**What you are asked to do**
Pull each line containing "chart" out of the data and copy it.

**Available data**
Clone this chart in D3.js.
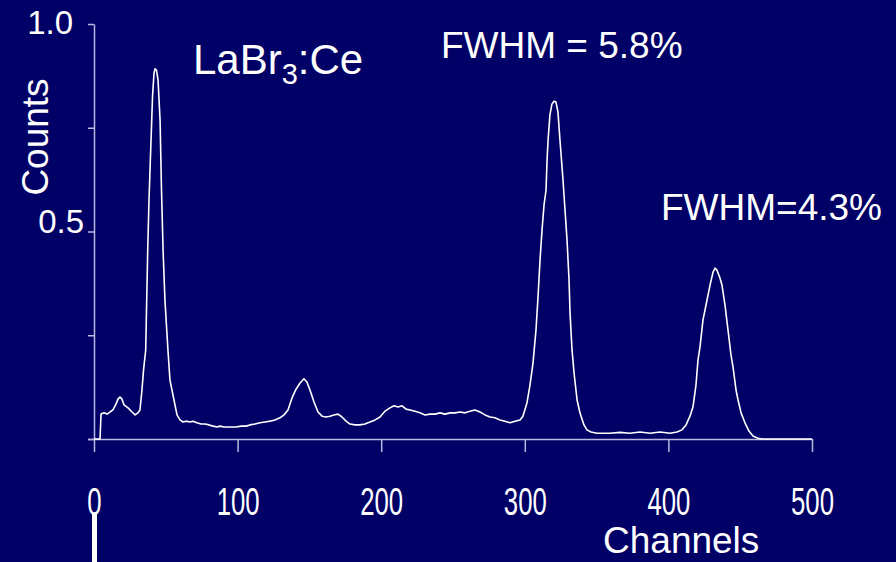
<!DOCTYPE html>
<html>
<head>
<meta charset="utf-8">
<script src="https://cdn.jsdelivr.net/npm/d3@7"></script>
<style>
  html, body { margin: 0; padding: 0; background: #000066; }
  svg { display: block; }
  text { font-family: "Liberation Sans", Arial, sans-serif; fill: #ffffff; }
</style>
</head>
<body>
<svg id="chart" width="896" height="562"></svg>
<script>
// ---- data ----
const channels = [0, 4.2, 4.9, 7.0, 9.1, 11.1, 13.2, 15.3, 16.7, 18.1, 19.5, 20.9, 23.7, 26.5, 28.6, 30.6, 32.0,
  33.4, 34.5, 36.0, 37.4, 38.3, 40.2, 40.8, 41.8, 42.5, 43.5, 44.6, 46.0, 47.0, 48.1, 49.4, 51.5, 52.9, 55.7, 57.1,
  57.8, 59.9, 62.0, 64.1, 66.9, 68.9, 71.7, 74.5, 77.3, 80.1, 82.9, 85.7, 87.7, 90.5, 94.7, 98.9, 102.4, 105.8,
  108.6, 112.1, 115.6, 119.1, 122.6, 126.0, 129.5, 132.3, 135.1, 137.9, 140.7, 143.5, 146.2, 148.3, 150.4, 153.2,
  156.0, 158.8, 161.6, 164.3, 167.1, 169.9, 172.7, 175.5, 178.3, 181.8, 185.2, 188.7, 192.2, 195.7, 199.2, 202.6,
  206.1, 208.9, 211.7, 214.5, 217.3, 220.1, 223.5, 227.0, 230.5, 234.0, 237.5, 241.0, 244.4, 247.9, 251.4, 254.9,
  258.4, 261.8, 265.3, 268.8, 272.3, 275.8, 279.2, 282.7, 286.2, 289.7, 293.2, 296.7, 298.7, 301.5, 303.6, 305.7,
  307.8, 309.2, 310.6, 312.0, 313.4, 314.8, 315.5, 316.2, 317.5, 318.9, 320.3, 321.7, 323.1, 324.5, 326.6, 328.0,
  329.4, 330.8, 331.5, 332.9, 334.3, 336.4, 338.4, 341.2, 343.3, 346.1, 350.3, 359.3, 366.3, 373.3, 380.2, 387.2,
  394.2, 401.1, 406.0, 409.5, 412.3, 415.0, 417.1, 419.2, 420.6, 422.0, 424.1, 426.9, 429.0, 431.1, 432.5, 433.8,
  435.9, 437.3, 439.4, 441.5, 443.6, 445.0, 447.1, 448.5, 450.6, 453.3, 456.1, 458.9, 462.4, 465.2, 500];
const counts = [0, 0, 0.060, 0.063, 0.060, 0.065, 0.070, 0.084, 0.096, 0.101, 0.096, 0.082, 0.075, 0.065, 0.058, 0.063, 0.070,
  0.118, 0.166, 0.214, 0.455, 0.576, 0.769, 0.829, 0.882, 0.892, 0.889, 0.865, 0.769, 0.600, 0.455, 0.335, 0.214, 0.142, 0.094, 0.070,
  0.058, 0.046, 0.041, 0.043, 0.041, 0.043, 0.039, 0.036, 0.036, 0.034, 0.031, 0.029, 0.031, 0.029, 0.029, 0.029, 0.031, 0.031,
  0.034, 0.036, 0.039, 0.041, 0.043, 0.046, 0.051, 0.058, 0.070, 0.099, 0.120, 0.135, 0.145, 0.137, 0.118, 0.089,
  0.065, 0.055, 0.053, 0.055, 0.058, 0.060, 0.053, 0.043, 0.036, 0.034, 0.034, 0.036, 0.041, 0.046, 0.053, 0.067,
  0.075, 0.080, 0.077, 0.080, 0.072, 0.070, 0.067, 0.063, 0.058, 0.060, 0.060, 0.063, 0.060, 0.063, 0.063, 0.065,
  0.063, 0.067, 0.070, 0.065, 0.058, 0.053, 0.051, 0.046, 0.043, 0.039, 0.043, 0.046, 0.055, 0.087, 0.130, 0.183,
  0.263, 0.342, 0.431, 0.504, 0.564, 0.600, 0.672, 0.720, 0.781, 0.807, 0.814, 0.812, 0.788, 0.720, 0.624, 0.552,
  0.480, 0.383, 0.304, 0.214, 0.159, 0.094, 0.063, 0.034, 0.022, 0.017, 0.014, 0.014, 0.016, 0.014, 0.017, 0.014,
  0.017, 0.014, 0.017, 0.022, 0.034, 0.055, 0.077, 0.130, 0.190, 0.222, 0.287, 0.335, 0.371, 0.402, 0.412, 0.407,
  0.388, 0.371, 0.323, 0.263, 0.202, 0.173, 0.118, 0.094, 0.063, 0.039, 0.019, 0.007, 0.002, 0, 0];

const xTicks = [0, 100, 200, 300, 400, 500];
const xTickLabels = ["0", "100", "200", "300", "400", "500"];
const yTicks = [0, 0.25, 0.5, 0.75, 1.0];
const yTickLabels = ["", "", "0.5", "", "1.0"];

const titleMain = "LaBr";
const titleSub = "3";
const titleTail = ":Ce";
const annot1 = "FWHM = 5.8%";
const annot2 = "FWHM=4.3%";
const xTitle = "Channels";
const yTitle = "Counts";

// ---- drawing ----
const svg = d3.select("#chart");
const axisColor = "#b8b8e0";
svg.append("rect").attr("width", 896).attr("height", 562).attr("fill", "#000066");

const x = d3.scaleLinear().domain([0, 500]).range([94, 812]);
const y = d3.scaleLinear().domain([0, 1]).range([439, 24]);

// x axis
const gx = svg.append("g").attr("transform", "translate(0,439)")
  .call(d3.axisBottom(x).tickValues(xTicks).tickSize(13).tickSizeOuter(0)
    .tickFormat((d, i) => xTickLabels[i]));
gx.select(".domain").attr("stroke", axisColor).attr("stroke-width", 1.5).attr("d", "M88,0.5H812");
gx.selectAll(".tick line").attr("stroke", axisColor).attr("stroke-width", 1.5);
gx.selectAll(".tick text")
  .attr("fill", "#ffffff").attr("dy", null).attr("y", 76)
  .attr("transform", "scale(0.66,1)")
  .style("font-family", "'Liberation Sans', Arial, sans-serif")
  .style("font-size", "39px");

// y axis
const gy = svg.append("g").attr("transform", "translate(94,0)")
  .call(d3.axisLeft(y).tickValues(yTicks).tickSize(6).tickSizeOuter(0)
    .tickFormat((d, i) => yTickLabels[i]));
gy.select(".domain").attr("stroke", axisColor).attr("stroke-width", 1.5);
gy.selectAll(".tick line").attr("stroke", axisColor).attr("stroke-width", 1.5);
gy.selectAll(".tick text")
  .attr("fill", "#ffffff")
  .style("font-family", "'Liberation Sans', Arial, sans-serif")
  .style("font-size", "33px")
  .attr("text-anchor", "end")
  .attr("x", (d) => d === 1 ? -21 : -10)
  .attr("dy", null)
  .attr("y", (d) => d === 1 ? 9.5 : 1);

// spectrum line
const pts = channels.map((c, i) => [c, counts[i]]);
svg.append("path").datum(pts)
  .attr("fill", "none").attr("stroke", "#ffffff").attr("stroke-width", 1.6)
  .attr("stroke-linejoin", "round")
  .attr("d", d3.line().x(d => x(d[0])).y(d => y(d[1])));

// white marker below the 0 label
svg.append("rect").attr("x", x(0) - 2).attr("y", 513).attr("width", 5).attr("height", 49).attr("fill", "#ffffff");

// texts
const t = svg.append("text").attr("x", 193).attr("y", 74).style("font-size", "42px");
t.append("tspan").text(titleMain);
t.append("tspan").attr("dy", 10).style("font-size", "29px").text(titleSub);
t.append("tspan").attr("dy", -10).text(titleTail);

svg.append("text").attr("x", 441).attr("y", 58).style("font-size", "37px").text(annot1);
svg.append("text").attr("x", 661).attr("y", 220).style("font-size", "37px").text(annot2);
svg.append("text").attr("x", 603).attr("y", 553).style("font-size", "37px").text(xTitle);
svg.append("text").attr("transform", "translate(47.5,137) rotate(-90)")
  .attr("text-anchor", "middle").style("font-size", "37px").text(yTitle);
</script>
</body>
</html>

**The completed task**
Clone this chart in D3.js.
<svg id="chart" width="896" height="562"></svg>
const svg = d3.select("#chart");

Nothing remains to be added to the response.